Amitananda Das, a member from Kolkata, says people with high IQ need activity to keep their thinking brain ticking. They may not have the smarts to succeed at work or the acumen to run a successful business, but they love to think of different solutions to a problem. That’s their hallmark. And like Asthana says, “If a problem is thrown at 10 Mensans in a room, there will be 11 solutions.”
Perhaps that explains why a large number of Mensans spend so much time solving puzzles — something that had irked the founding father of the group so much that he called it a waste of time “of which nothing came out.”
But Mensans are far from being dissuaded by such statements. The Delhi Mensa group last month had a session on how to solve the Rubik’s cube systematically. “We were explained the algorithm clearly, which till now I thought was only a matter of instinctive manipulation of the cube,” says Asthana, adding “ the wide variety of similar puzzles he brought to the meeting were also very interesting.”
But a group so selective is bound to have detractors. The American Mensan is seen as a dating group where “eggheads get laid.” The Indian Mensans, though, haven’t trudged beyond a brotherhood and sisterhood of highly intelligent people who share common interests.

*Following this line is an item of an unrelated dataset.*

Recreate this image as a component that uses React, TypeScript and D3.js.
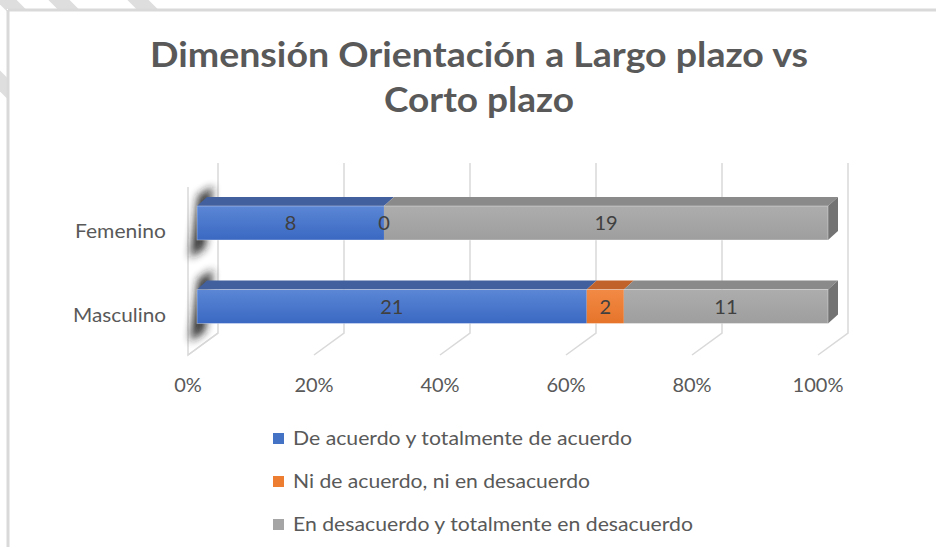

The idea of the group, though, is not to identify itself as a highly intelligent group. Narayan Desai, a double doctorate in ecological restoration and vedic ecology, has been on a mission to identify and tap high IQ talent in the tribal districts of Pune. It started with four girls making it to Mensa in 2004 and the number has risen to 140 in 2011. The purpose is “to ensure whatever they are doing, they do it to their best.”
So there is a gardener, a school dropout, a village school teacher and many unknown faces of high IQ that Desai has been painstakingly nurturing for years.
The gardener at his house in Pune is a gifted child who made it to Mensa. Yet, he failed to qualify his school examinations. “With his family in economic hardship, his mind was always focused on earning money, he was not inclined to study,” says Desai.
“But as a gardener, he is doing an excellent job,” he adds. Intelligence shows up in unlikely places. It may not always be academics or scientific achievement, he adds.